Does this collection feel like a departure for you in any way?
Not at all. It feels really natural, actually, because working with UNIQLO feels very natural to me. I think this is because I’m their customer and I wear their clothes. You know, I wear designer labels in the world I work in, but I love mixing them with UNIQLO. And I think that’s what UNIQLO does so well. It is part of everyone’s wardrobe, whether they’re in high fashion or not. They do certain things so incredibly well. So I’m a natural customer for it.

Speaking of your collaboration, how’s it feeling? This is your third collection with UNIQLO?
Yeah, it’s so exciting. I’ve learned so much. It’s fascinating working with a company of this scale, and with this incredible skill set in the way that they work on product development and the ability to source what you have in your head. It can happen. And it’s so global. It’s incredibly interesting thinking about all the different seasons all over the world as I do my normal work as well. I really love the people I work with at UNIQLO, it’s an amazing team. We’re all really, really passionate about what we’re doing, and really care about getting it right from product all the way through to the activations and the copy and the art direction. We’re so invested, and it’s a real honour, I should say.
Do you find it challenging to work on a scale like this?

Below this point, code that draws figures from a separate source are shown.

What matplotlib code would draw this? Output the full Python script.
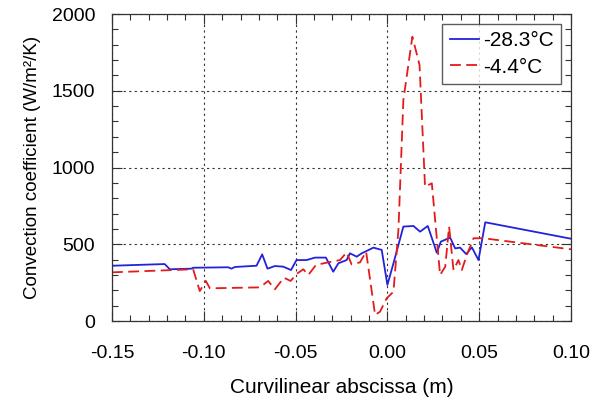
import matplotlib.pyplot as plt
from matplotlib.ticker import MultipleLocator

plt.rcParams['font.family'] = ['Liberation Sans', 'DejaVu Sans']

# -28.3 C series
x_cold = [-0.150, -0.1213, -0.1185, -0.1067, -0.1058, -0.0867, -0.0850, -0.0830,
          -0.0713, -0.0682, -0.0653, -0.0613, -0.0567, -0.0525, -0.0495, -0.0440,
          -0.0395, -0.0335, -0.0295, -0.0267, -0.0222, -0.0204, -0.0167, -0.0140,
          -0.0076, -0.0031, 0.0000, 0.0033, 0.0087, 0.0142, 0.0178, 0.0220,
          0.0269, 0.0291, 0.0342, 0.0369, 0.0396, 0.0429, 0.0460, 0.0496,
          0.0533, 0.100]
h_cold = [360, 371, 337, 341, 347, 350, 341, 352,
          360, 434, 341, 358, 354, 332, 397, 397,
          413, 413, 321, 376, 397, 441, 419, 441,
          478, 463, 235, 376, 615, 619, 582, 619,
          445, 517, 543, 473, 478, 436, 480, 397,
          643, 536]

# -4.4 C series
x_warm = [-0.150, -0.1058, -0.1022, -0.0989, -0.0967, -0.0695, -0.0649, -0.0613,
          -0.0564, -0.0527, -0.0495, -0.0458, -0.0431, -0.0389, -0.0331, -0.0258,
          -0.0222, -0.0195, -0.0149, -0.0116, -0.0067, -0.0040, -0.0004, 0.0033,
          0.0060, 0.0087, 0.0136, 0.0175, 0.0205, 0.0242, 0.0287, 0.0315,
          0.0336, 0.0360, 0.0387, 0.0405, 0.0436, 0.0451, 0.0469, 0.0524,
          0.100]
h_warm = [317, 337, 195, 261, 213, 219, 261, 206,
          282, 261, 306, 337, 300, 365, 380, 397,
          447, 369, 382, 452, 39, 61, 148, 191,
          593, 1440, 1852, 1668, 875, 897, 300, 354,
          615, 332, 397, 332, 441, 484, 539, 539,
          467]

xtick_labels = ['-0.15', '-0.10', '-0.05', '0.00', '0.05', '0.10']

fig = plt.figure(figsize=(6.02, 4.05), dpi=100)
ax = fig.add_axes([112 / 602, 1 - 321 / 405, (571 - 112) / 602, (321 - 14) / 405])

ax.plot(x_cold, h_cold, color='#2222dd', lw=1.3, label='-28.3°C')
ax.plot(x_warm, h_warm, color='#e21c1c', lw=1.3, dashes=(6, 3), label='-4.4°C')

ax.set_xlim(-0.15, 0.10)
ax.set_ylim(0, 2000)
ax.xaxis.set_minor_locator(MultipleLocator(0.01))
ax.yaxis.set_major_locator(MultipleLocator(500))
ax.yaxis.set_minor_locator(MultipleLocator(100))
ax.set_xticks([-0.15, -0.10, -0.05, 0.00, 0.05, 0.10])
ax.set_xticklabels(xtick_labels)

ax.tick_params(which='both', top=True, right=True, direction='in', labelsize=14, color='#333333')
ax.tick_params(which='major', length=7, width=0.8)
ax.tick_params(which='minor', length=4, width=0.8)
ax.tick_params(axis='x', which='major', pad=17)
ax.tick_params(axis='y', which='major', pad=12)
for s in ax.spines.values():
    s.set_color('#333333')
    s.set_linewidth(0.9)

ax.grid(True, which='major', color='#333333', linestyle=(0, (2, 3)), lw=0.8)

ax.set_xlabel('Curvilinear abscissa (m)', fontsize=15, labelpad=12)
ax.set_ylabel('Convection coefficient (W/m²/K)', fontsize=13.5, labelpad=8)

leg = ax.legend(loc='upper right', fontsize=15, frameon=True, fancybox=False,
                edgecolor='#333333', handlelength=1.4, handletextpad=0.2,
                borderpad=0.35, borderaxespad=0, labelspacing=0.35,
                bbox_to_anchor=(0.978, 0.967))
leg.get_frame().set_linewidth(1.0)

fig.savefig('out.png', dpi=100)
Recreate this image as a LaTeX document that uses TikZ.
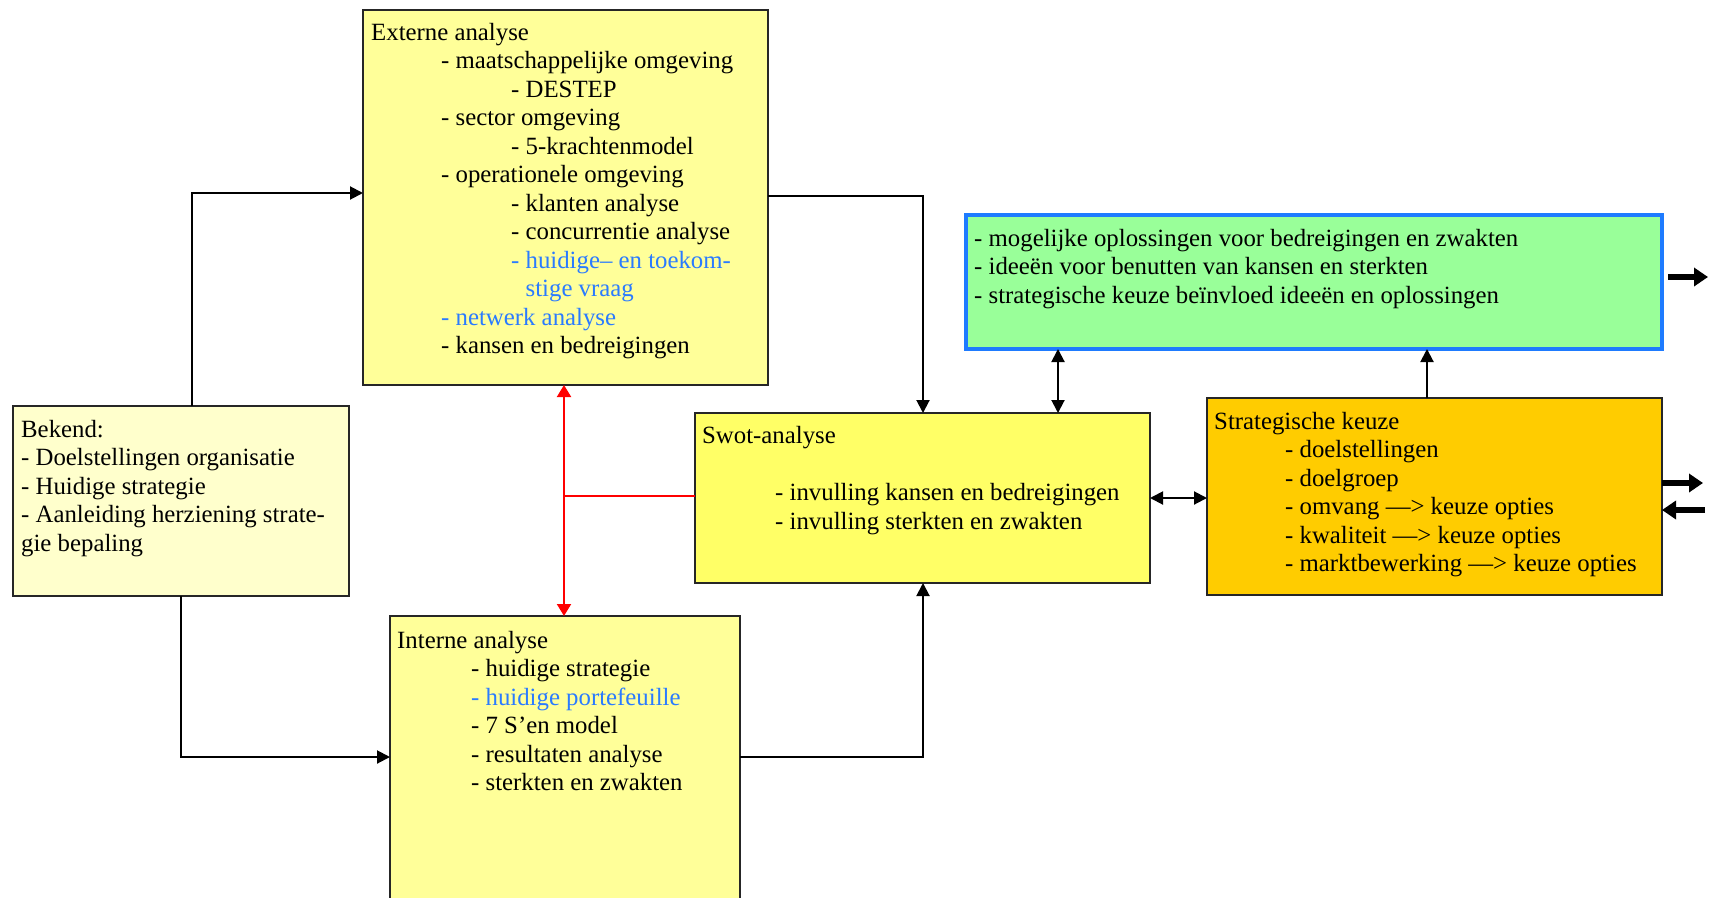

I actually find it in some ways less challenging. I think it’s always more challenging when you’re working at a small scale, because there are limitations. When you’re working at a bigger scale, you don’t have those same limitations. You can often have exactly what you want because you can reach all the minimums. So in many ways, it’s actually quite liberating. Because you have a team of complete, consummate professionals around you who can make things happen.